I'm looking forward to some very bright spots in the next few months, mainly weddings and lots of babies (though none of them mine). I'm super excited about these. But they don't relate to any of the dark clouds in my life and won't do much to pull me out of the factory of sadness and woe I'm going through.
I'm stressed with school. I had to drop a class this semester because I couldn't keep up with the work. And on top of that I'm easily distracted from the work that I can keep up with. This semester ends soon, but a week after that I start summer classes that are even more fast paced and intense. And the week after summer classes I start fall with another very full, very stressful schedule that I have to get done in order to graduate by May 2014. I want to have a baby in 2014 but I don't want to have one when I'm trying to finish grad school. I mean, if happens it happens, people have babies/children while they are in school all the time and they make it work. And I'm not opposed to being pregnant that last few months of school, imagine how cute and happy I'd be waddling as I receive my masters. But I can barely keep up now and I've already deferred a semester before, and I know myself well enough that if a newborn is added into the mix I'll crumble due to me already being stretched too thin. And I cannot crumble when I'm a mom.
But having a baby means I'm going to need maternity care somewhat soon. And insurance companies don't start coverage right away and don't always pay for anything when you actually need it. So when I actually need maternity coverage in a few months, I need to add maternity care to the private plan that I have now. Except my private plan doesn't have that option, and there's only one semi-affordable private plan with a different company out there that does offer it. And the problem there is that the company that does offer maternity I already applied to right after I was married. They kept my info and approved me for coverage, but then they lost the application and froze my account, so I never actually received any coverage in general. And because of my frozen application, I can't apply with them again. Seriously, I tried. That was the reason I went with the company I'm with now. I could get a job that offers benefits, but those are really hard to get in general. And right now I work full time between two part time library jobs that I really really like and had a very very hard time even landing in the first place, and I don't want to leave either one. There was a small hiring frenzy for full time staff a month ago for one of the systems that I work for, and I was impressive enough to interview for 2 of the positions, but not impressive enough to actually get them. And now the rest of the full time positions that I applied for have been frozen, so there's no longer any opportunities to grow. I know how lucky I am to be where I am now, and I know it is incredibly ungrateful for me to feel stuck in a holding pattern.

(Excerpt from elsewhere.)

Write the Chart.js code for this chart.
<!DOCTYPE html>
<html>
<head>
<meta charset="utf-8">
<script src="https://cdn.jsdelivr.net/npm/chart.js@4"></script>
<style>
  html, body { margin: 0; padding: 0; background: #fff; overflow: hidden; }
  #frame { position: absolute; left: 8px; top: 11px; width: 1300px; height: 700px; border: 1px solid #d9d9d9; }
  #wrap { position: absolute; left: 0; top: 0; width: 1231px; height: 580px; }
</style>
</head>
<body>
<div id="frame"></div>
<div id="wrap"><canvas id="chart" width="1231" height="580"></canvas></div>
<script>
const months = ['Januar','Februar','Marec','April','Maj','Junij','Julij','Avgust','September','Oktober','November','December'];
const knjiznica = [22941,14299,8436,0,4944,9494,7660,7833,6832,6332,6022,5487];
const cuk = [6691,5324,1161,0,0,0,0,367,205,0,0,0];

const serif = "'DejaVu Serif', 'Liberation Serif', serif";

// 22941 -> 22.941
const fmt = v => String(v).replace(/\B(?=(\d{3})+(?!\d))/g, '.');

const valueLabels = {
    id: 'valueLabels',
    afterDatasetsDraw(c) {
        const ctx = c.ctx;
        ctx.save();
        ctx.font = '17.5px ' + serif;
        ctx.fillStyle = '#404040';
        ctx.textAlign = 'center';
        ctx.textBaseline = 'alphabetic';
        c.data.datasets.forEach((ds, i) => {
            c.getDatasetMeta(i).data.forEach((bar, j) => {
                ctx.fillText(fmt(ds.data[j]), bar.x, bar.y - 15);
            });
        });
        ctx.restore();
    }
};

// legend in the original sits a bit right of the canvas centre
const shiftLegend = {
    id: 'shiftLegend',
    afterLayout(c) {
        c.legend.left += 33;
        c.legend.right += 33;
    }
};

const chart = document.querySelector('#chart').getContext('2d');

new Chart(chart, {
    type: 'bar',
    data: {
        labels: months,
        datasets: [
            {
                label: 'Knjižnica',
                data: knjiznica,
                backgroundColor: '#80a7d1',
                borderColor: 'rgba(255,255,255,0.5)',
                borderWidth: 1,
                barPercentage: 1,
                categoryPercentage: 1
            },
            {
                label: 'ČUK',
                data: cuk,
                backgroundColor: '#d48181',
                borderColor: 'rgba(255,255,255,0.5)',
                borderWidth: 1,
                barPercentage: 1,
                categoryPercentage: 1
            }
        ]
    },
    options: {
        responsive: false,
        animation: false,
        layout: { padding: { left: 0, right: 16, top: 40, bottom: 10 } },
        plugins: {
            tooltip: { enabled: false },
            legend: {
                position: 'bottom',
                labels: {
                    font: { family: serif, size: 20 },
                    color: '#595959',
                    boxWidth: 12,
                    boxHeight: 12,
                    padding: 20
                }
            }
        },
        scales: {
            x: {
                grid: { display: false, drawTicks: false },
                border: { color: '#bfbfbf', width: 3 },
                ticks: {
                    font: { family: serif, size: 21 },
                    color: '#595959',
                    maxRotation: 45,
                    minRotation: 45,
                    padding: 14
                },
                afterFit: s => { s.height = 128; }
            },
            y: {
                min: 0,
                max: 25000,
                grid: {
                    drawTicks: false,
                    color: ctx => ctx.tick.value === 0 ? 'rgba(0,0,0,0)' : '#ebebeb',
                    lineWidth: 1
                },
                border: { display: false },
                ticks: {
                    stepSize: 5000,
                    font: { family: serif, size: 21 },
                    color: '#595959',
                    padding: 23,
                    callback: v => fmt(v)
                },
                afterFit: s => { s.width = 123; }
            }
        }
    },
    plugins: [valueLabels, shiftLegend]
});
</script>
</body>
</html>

But the darkest cloud I'm in is over loosing Bailey. Dreading isn't a strong enough word and I can't find the words to describe the amount of pain and hell I'm going through. I wish she was gone already so I didn't have to live like this. But what I really wish is that I could change the past and not saved her 5 years ago. I wish I had understood unconditional love and that I had the strength to let her go then. Even when Bailey is living happily ever after somewhere else, her memory is everywhere. And I don't know how well I'll be able to move on from this loss when it does happen when I still have to live with that other dog rubbing salt in my wounds.

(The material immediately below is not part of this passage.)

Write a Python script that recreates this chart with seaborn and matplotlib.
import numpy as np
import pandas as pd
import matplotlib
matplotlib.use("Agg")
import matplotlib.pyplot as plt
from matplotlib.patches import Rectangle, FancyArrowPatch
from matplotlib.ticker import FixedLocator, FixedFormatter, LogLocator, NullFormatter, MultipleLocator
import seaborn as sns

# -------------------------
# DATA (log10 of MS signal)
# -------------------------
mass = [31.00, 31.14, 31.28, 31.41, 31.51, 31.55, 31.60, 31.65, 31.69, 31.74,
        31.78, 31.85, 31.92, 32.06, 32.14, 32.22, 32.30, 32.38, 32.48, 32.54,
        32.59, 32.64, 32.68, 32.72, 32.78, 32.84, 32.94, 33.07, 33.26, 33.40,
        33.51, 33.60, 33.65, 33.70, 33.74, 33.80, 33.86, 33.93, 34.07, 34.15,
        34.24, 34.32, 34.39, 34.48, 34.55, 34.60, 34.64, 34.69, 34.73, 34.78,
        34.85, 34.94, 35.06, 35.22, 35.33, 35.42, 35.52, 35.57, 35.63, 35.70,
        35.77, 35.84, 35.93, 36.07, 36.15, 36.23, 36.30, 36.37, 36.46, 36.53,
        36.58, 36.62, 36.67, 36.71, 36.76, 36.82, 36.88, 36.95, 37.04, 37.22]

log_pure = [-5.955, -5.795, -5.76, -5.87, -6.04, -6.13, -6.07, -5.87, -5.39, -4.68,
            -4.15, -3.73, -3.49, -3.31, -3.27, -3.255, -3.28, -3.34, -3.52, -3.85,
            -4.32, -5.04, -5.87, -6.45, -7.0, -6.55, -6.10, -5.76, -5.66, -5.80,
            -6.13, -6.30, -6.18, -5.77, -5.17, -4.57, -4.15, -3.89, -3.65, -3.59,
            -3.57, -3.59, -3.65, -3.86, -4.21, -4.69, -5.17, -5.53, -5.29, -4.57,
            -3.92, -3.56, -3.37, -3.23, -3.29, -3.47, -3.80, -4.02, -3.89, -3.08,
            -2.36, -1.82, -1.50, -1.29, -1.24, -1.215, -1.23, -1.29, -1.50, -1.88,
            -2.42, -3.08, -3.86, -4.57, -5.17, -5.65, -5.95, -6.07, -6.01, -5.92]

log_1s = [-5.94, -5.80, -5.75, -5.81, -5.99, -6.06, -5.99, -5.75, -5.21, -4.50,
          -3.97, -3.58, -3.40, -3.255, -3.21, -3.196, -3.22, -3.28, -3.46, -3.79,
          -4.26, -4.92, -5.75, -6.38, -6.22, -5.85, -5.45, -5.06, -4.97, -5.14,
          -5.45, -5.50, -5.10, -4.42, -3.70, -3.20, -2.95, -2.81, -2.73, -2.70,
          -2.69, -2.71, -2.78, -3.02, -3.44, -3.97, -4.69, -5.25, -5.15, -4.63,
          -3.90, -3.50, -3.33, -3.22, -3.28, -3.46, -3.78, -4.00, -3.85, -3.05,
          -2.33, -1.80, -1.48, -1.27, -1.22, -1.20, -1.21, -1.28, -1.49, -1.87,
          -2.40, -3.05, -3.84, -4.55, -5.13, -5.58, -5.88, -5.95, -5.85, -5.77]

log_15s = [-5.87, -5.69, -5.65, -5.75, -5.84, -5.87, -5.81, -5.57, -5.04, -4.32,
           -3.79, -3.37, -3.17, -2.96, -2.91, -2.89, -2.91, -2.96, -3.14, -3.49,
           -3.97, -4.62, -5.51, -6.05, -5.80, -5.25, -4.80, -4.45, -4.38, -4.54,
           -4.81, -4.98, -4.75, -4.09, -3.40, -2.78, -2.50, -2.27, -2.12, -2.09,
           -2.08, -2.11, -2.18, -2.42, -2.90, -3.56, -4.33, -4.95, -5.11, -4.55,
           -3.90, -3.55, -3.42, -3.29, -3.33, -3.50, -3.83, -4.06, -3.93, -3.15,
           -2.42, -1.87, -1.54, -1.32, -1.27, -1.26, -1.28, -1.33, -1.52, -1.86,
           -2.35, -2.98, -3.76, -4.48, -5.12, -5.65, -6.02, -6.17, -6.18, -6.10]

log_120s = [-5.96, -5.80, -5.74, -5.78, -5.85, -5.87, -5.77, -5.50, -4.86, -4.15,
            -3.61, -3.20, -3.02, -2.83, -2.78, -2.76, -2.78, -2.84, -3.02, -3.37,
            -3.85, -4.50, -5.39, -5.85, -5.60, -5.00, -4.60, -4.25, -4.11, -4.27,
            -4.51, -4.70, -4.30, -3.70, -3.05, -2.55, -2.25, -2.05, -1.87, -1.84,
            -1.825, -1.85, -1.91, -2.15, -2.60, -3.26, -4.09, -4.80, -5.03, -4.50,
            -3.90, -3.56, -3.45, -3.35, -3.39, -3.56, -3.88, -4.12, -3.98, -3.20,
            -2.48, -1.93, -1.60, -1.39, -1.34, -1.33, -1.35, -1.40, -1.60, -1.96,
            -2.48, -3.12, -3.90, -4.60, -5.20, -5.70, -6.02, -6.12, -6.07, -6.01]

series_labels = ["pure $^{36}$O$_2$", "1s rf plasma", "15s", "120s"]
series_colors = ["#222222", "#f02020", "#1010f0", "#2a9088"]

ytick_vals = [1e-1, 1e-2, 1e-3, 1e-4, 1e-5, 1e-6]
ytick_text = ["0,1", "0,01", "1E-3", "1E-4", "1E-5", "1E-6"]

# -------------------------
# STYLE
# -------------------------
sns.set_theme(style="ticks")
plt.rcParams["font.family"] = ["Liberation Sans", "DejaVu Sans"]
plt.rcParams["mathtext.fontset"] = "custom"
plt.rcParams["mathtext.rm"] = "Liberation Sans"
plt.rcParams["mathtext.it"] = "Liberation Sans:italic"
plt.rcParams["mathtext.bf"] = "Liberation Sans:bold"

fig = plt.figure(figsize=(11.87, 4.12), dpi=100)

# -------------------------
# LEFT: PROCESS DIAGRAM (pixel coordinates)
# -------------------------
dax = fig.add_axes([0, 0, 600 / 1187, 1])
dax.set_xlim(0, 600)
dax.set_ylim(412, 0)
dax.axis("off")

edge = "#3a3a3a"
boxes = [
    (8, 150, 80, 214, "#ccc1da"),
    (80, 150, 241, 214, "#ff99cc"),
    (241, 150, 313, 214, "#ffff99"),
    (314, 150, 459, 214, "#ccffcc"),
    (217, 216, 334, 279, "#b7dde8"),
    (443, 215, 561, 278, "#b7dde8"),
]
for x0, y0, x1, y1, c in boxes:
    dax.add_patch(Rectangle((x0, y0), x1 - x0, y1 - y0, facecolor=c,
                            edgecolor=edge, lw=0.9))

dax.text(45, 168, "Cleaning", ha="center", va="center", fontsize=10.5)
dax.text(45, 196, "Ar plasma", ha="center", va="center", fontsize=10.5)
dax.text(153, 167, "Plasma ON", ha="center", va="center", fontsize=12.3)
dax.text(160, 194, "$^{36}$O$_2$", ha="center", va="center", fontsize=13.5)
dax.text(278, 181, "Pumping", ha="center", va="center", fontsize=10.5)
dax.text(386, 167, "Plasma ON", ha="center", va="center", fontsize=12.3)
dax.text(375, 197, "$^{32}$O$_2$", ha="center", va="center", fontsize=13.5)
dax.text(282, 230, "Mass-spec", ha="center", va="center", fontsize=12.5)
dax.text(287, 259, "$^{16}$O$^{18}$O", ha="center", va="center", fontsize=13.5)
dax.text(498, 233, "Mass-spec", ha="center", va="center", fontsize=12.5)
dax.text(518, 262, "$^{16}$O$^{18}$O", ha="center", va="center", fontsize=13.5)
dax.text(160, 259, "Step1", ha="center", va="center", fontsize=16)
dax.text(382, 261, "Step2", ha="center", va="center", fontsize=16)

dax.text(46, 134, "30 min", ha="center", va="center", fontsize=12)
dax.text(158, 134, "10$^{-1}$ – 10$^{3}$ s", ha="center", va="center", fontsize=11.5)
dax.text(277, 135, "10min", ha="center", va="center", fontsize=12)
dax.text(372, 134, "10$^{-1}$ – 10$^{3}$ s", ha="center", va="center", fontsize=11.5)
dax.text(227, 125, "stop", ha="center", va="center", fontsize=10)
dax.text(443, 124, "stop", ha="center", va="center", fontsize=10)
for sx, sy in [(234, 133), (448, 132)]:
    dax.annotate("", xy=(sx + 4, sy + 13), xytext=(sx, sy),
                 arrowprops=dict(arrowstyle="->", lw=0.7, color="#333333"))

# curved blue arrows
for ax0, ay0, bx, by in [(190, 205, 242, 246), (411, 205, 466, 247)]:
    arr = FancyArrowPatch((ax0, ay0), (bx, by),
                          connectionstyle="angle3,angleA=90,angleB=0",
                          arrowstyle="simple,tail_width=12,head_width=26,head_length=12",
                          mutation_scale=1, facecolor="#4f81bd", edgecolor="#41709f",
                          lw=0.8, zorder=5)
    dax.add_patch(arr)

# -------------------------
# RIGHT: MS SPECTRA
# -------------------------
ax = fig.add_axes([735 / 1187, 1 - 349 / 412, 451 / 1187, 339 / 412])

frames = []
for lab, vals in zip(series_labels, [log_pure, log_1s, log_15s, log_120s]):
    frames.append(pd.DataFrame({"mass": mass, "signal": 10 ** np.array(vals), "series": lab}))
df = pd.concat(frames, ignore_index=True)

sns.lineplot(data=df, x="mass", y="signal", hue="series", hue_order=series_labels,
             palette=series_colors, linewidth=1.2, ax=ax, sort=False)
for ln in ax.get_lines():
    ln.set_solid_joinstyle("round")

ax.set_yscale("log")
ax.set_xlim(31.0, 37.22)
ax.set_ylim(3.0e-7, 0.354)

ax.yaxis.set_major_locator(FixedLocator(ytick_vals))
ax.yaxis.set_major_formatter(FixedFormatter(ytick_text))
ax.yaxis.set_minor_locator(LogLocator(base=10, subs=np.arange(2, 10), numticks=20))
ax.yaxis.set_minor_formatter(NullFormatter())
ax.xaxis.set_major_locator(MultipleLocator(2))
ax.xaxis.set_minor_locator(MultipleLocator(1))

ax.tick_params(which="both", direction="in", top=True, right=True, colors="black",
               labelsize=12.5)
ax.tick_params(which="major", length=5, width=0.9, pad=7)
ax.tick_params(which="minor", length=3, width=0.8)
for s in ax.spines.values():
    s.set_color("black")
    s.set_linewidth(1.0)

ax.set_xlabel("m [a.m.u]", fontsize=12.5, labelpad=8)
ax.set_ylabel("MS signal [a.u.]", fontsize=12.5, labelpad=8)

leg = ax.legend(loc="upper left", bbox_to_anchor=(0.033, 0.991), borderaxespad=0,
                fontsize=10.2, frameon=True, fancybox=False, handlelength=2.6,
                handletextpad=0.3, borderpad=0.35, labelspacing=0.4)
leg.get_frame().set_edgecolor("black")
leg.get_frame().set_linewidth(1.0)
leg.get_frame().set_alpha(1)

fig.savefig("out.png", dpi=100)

And I know this is life, it moves on, time heals and all those other cliche adages people are so found of saying when you are grieving are true. But I don't want to be told to cheer up. I don't want to be comforted as I cry. I don't want to be fixed at the moment. I don't want to talk to anyone either because the last time I went to a counselor they said everything my husband wanted to hear. And while I will be genuinely happy when I need to be, I don't have much of a silver lining to look forward to. I. Am. SAD. And I get to be that way for a while.